As time goes on, Donnie's identity issue has to vie with the other principals' illness and disability issues, and all that has to get folded into the Big Fight at the end. There is no time for Donnie to do any fancy soul-searching when it becomes public knowledge that he's the son of Apollo Creed. Rocky pours out the dry philosophies of fighting and life, but there are no impassioned speeches as there were in earlier such films. Jordan has a dry, no-nonsense acting style, ruling with the sheer intensity of his start. When Rocky lines Donnie up in front of a mirror in boxing gloves and says "that's your worst opponent," it's believable.

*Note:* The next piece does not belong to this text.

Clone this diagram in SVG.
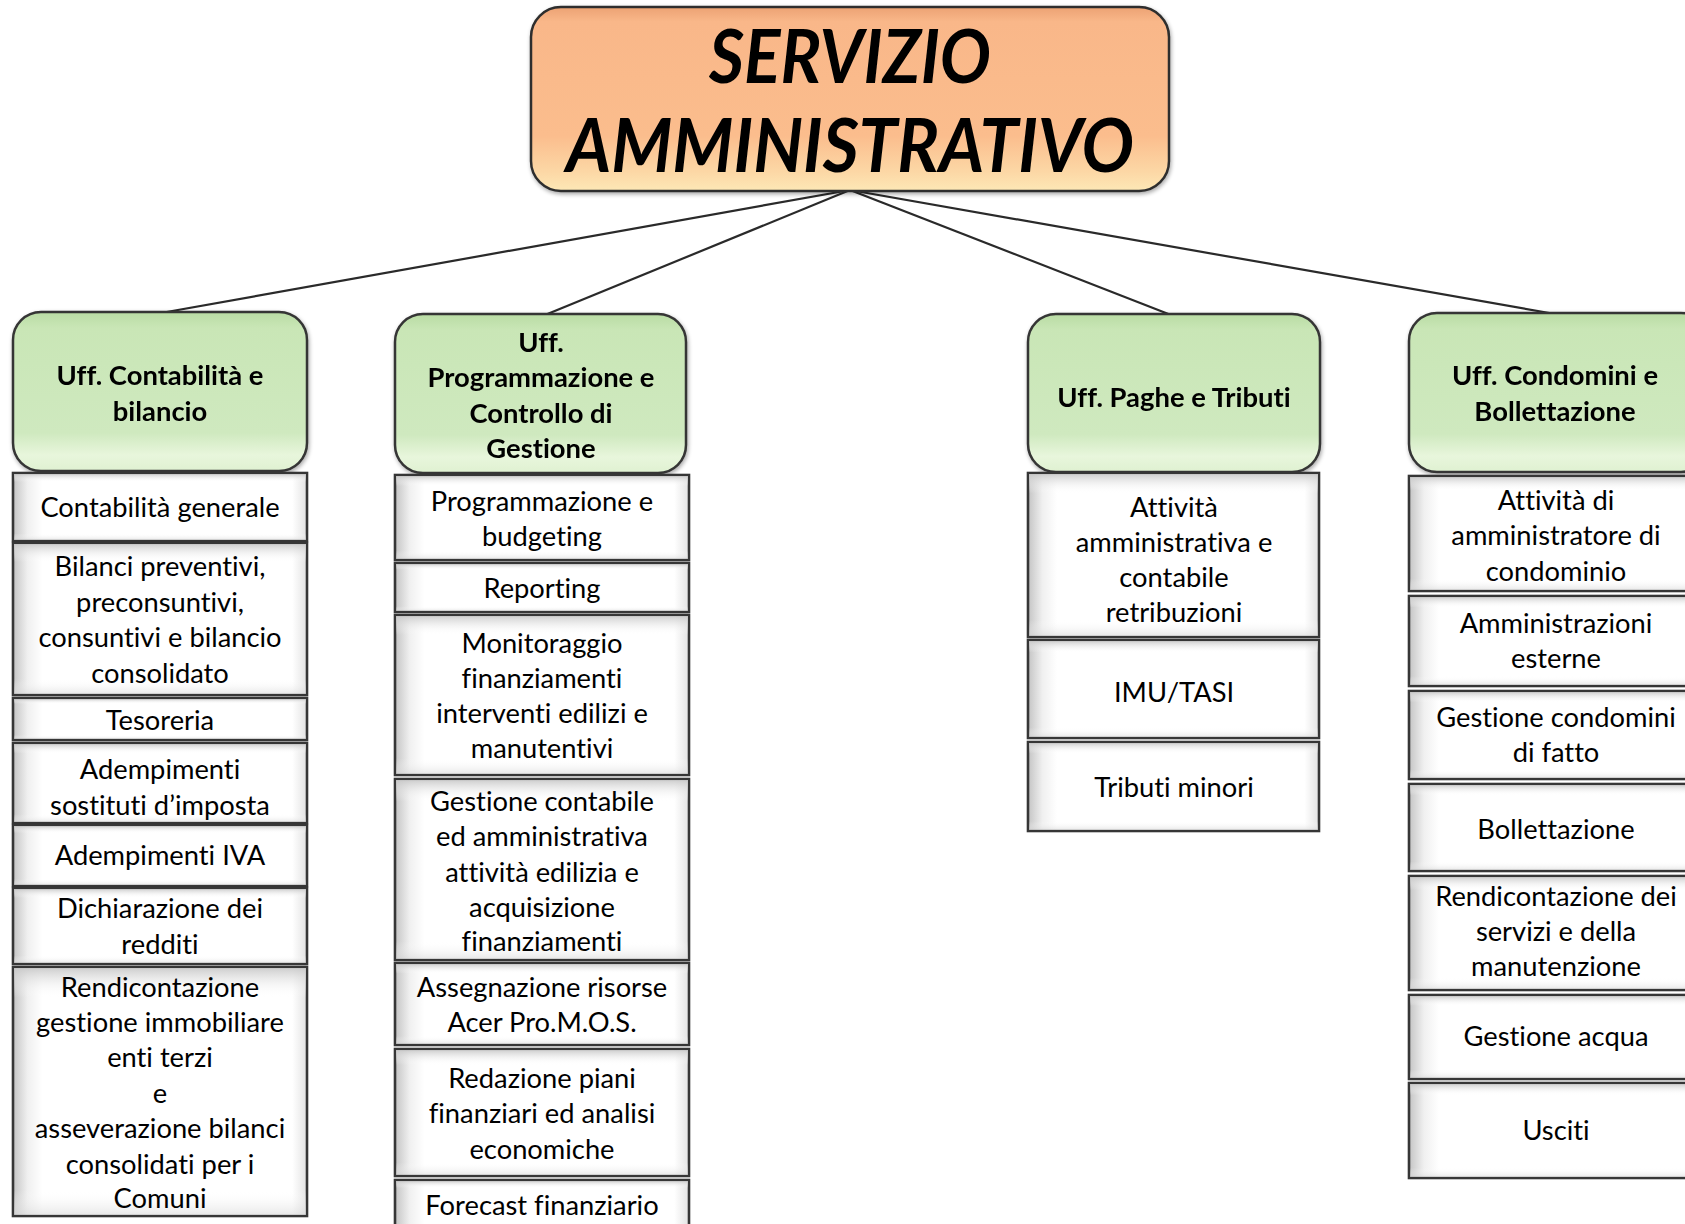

Donnie gives in against Rocky's advice to fighting about-to-retire heavyweight champion "Pretty" Ricky Conlan of Liverpool. Tony Bellew, who plays Conlan, is a real former three-time AMB heavyweight champion. (He's also pretty mean-looking.) The movie rushes headlong through its standard structure, despite oddball details.

An excellent feature of Creed is that the fighters Donnie takes on in his rapid rise are real ones, and needless to say, they look it. Major props to Jordan for managing to look convincing in the ring with them, and to the film for making the fights look real and blow-by-blow, till that last bit of fudging. I didn't come away from this movie with a lot of interesting thoughts and feelings to ponder. But I did leave with a sense of things done right, and more than one chuckle at Stallone's sure rhythm in delivering every almost-throwaway line of laconic wise-old-guy dialogue. The man's chops are still up, and this is one of the best performances he's ever delivered.

Maybe both Jordan and Coogler are struggling with their own identities. Skirting on the edge of meta, Creed could wind up pleasing the old audience, and a new one as well.

Creed, 135 mins., opened in Canada and the US 25 Nov., in time for American Thanksgiving.